If there is API which needs to call again and again. To call API many times will make the website performance very slow. We can use Redis cache mechanism to make website performance faster.
Why Redis?
- It’s a “NoSQL” key-value data store. More precisely, it is a data structure server.
- With Redis, you gain a lot of power (such as the ability to fine-tune cache contents and durability) and greater efficiency overall.
- Redis gives you much greater flexibility regarding the objects you can cache.
- Redis is very fast and can perform about 110000 SETs per second, about 81000 GETs per second.

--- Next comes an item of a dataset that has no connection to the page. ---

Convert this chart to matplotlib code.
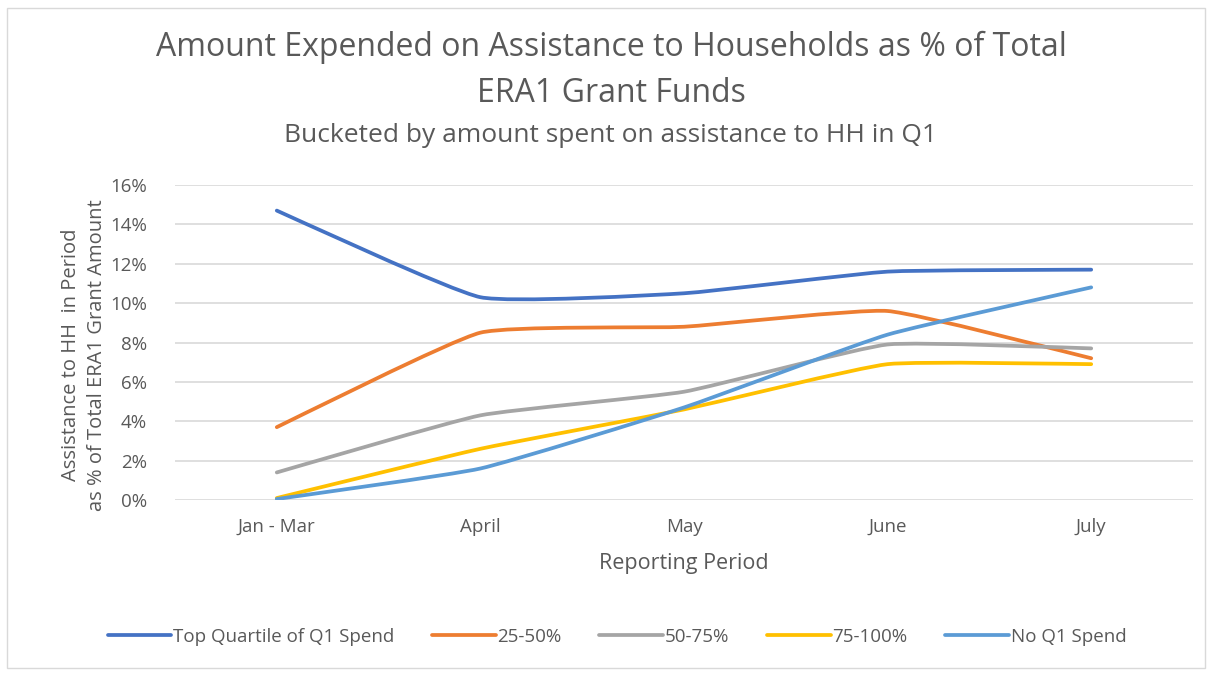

- Redis natively supports most of the datatypes that developers already know such as list, set, sorted set, and hashes. This makes it easy to solve a variety of problems as we know which problem can be handled better by which data type.
- All Redis operations are atomic, which ensures that if two clients concurrently access, Redis server will receive the updated value.
- Redis is a multi-utility tool and can be used in a number of use cases such as caching, messaging-queues (Redis natively supports Publish/Subscribe), any short-lived data in your application, such as web application sessions, web page hit counts, etc.
What to choose between Redis and memcacheD?
Installation :
> Installing Redis is so much easier. No dependencies required.
Memory Usage :
> For easy key-value pairs, MemcacheD is more memory efficient than Redis. Redis is more memory efficient, only after you use Redis hashes.
Persistance :
If you are using MemcacheD, data might be lost with a restart and rebuilding cache is a costly process. On the other hand, Redis can handle persistent data. By default it syncs data to the disk at least every 2 seconds, offering optional & tuneable data persistence meant to bootstrap the cache after a planned shutdown or an unintentional failure.
Replication :
> MemcacheD does not support replication, whereas Redis supports master-slave replication. It allows slave Redis servers to be the exact copies of master servers. Data from any Redis server can replicate to any number of slaves. Replication can be used for implementing a cache setup that can withstand failures and find the maintenance for uninterrupted facilitation to the application.
Storage :
> MemcacheD stores variables in its memory & retrieves any information directly from the server memory instead of hitting the database again. On the other hand, Redis is like a database that resides in memory. It executes (reads and writes) a key/value pair from its database to return the result set. Developers use Redis for real-time metrics & analytics too.
Read/Write Speed :
> MemcacheD is very good to handle high traffic websites. It can read lots of information at a time and give you back at a great response time. Redis can neither handle high traffic on read nor heavy writes.
Data Structure :
> MemcacheD uses strings and integers in its data structure. Hence, everything you save can either be one or the other. With integers, the only data manipulation you can do is adding or subtracting them. If you need to save arrays or objects, you will have to serialize them first and then save them. To read them back, you will need to un-serialize.
In comparison Redis has stronger data structures, which can handle not only strings & integers but also binary-safe strings, lists of binary-safe strings, sets of binary-safe strings and sorted sets.
Key Length :
> MemcacheD’s key length has a maximum of 250 bytes, whereas Redis has a maximum of 2GB.
Conclusion :
Use Redis, if you need to do operations on cached datasets at once or need to spread one enormous cache over a geographically challenged area. Read-write splitting against caching will enormously help performance and alleviate the cache connection starvation.